Does anybody know if the relation between skidpad g's and the maximum speed around a circle of a given radius is linear or exponential? I can't remember the formula offhand, but I think I remember seeing a radical in there.

 

Lateral acceleration in "G" = V^2 / (14.97 x R)

V is velocity in MPH
R is the radius in FEET

 

Well I guess that makes it linear then.

 

The velocity is squared.
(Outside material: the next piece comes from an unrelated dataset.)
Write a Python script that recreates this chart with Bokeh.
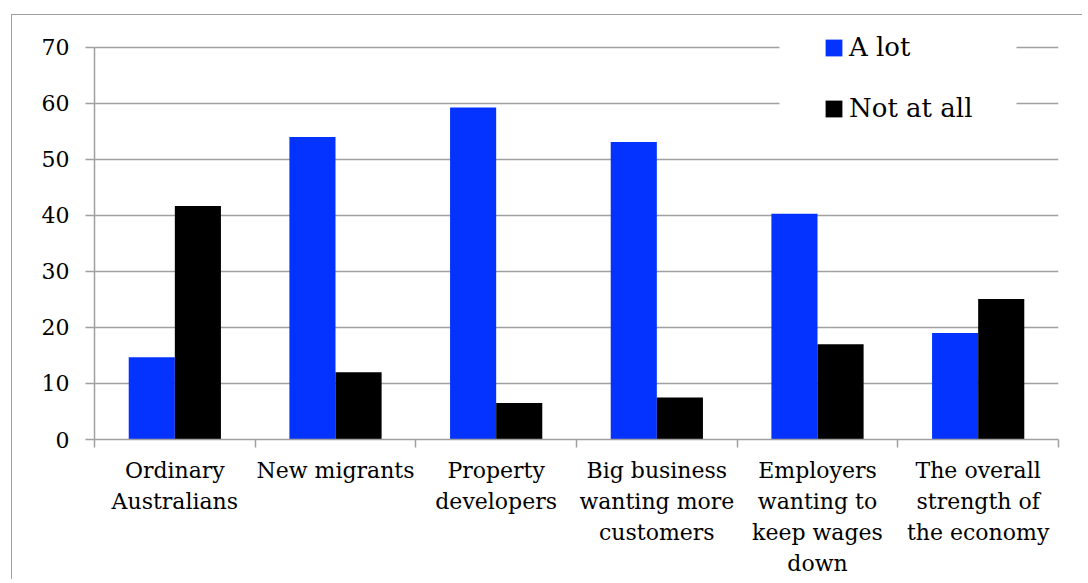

That would make it a exponential relationship between force and velocity. (ie, if you double the velocity, the force actually goes up by a factor of 4)

The only linear relationship in that equationis between the between radius and force.

 

Well said.

 

Also g= 1.225xR / TxT

R= Radius of skidpad
T= Time in seconds to complete full circle

With this anybody can figure their own g's.

 

Well, thats what I figured, but when I plotted it and it had a perfect linear regression, but the exponential regressian had an r value of .98 Maybe somebody here who is a little better at math than me could answer what I am trying to get at: Will the benefit from increasing skidpad from say, .88 to .90 be the same increase as going from .90 to .92? For instance, with a .88 g skid pad I can take a corner at at 50 mph and with a .90 g skidpad I can take that same corner at 52 mph, at .92 g's will I be able to take it at 54 mph or will it be like 55 or 56 mph due to the exponential nature of it (or 53 or 52.5 if the exponential goes the other way?) There now, that's pretty clear

EDIT: after reviewing Steve0's reply, it looks like in order to double speed around a corner, you would have to quadruple the skidpad. Right?

EDIT AGAIN: So this would mean that the increase from .90 to .92 would be less than the increase from .88 to .90?

 

Yes, to double your speed around any given corner, you would in theory be pulling four the amount of lateral G's. Real world factors may throw this off a bit, but the physics is pretty solid at atleast predicting what to expect.

What exactly did you plot?

Force = (mass * velocity^2)/radius

If you plot that in a graphic calculator, letting y be the force and X be velocity you will get a porabola of some sort. The slope will be increasing as your velocity goes up. That said, yes, the increase in force from .90 to .92G's will be less of a velocity incerase than going from .88 to .90Gs.

This difference in velocity may be very small, but its still there.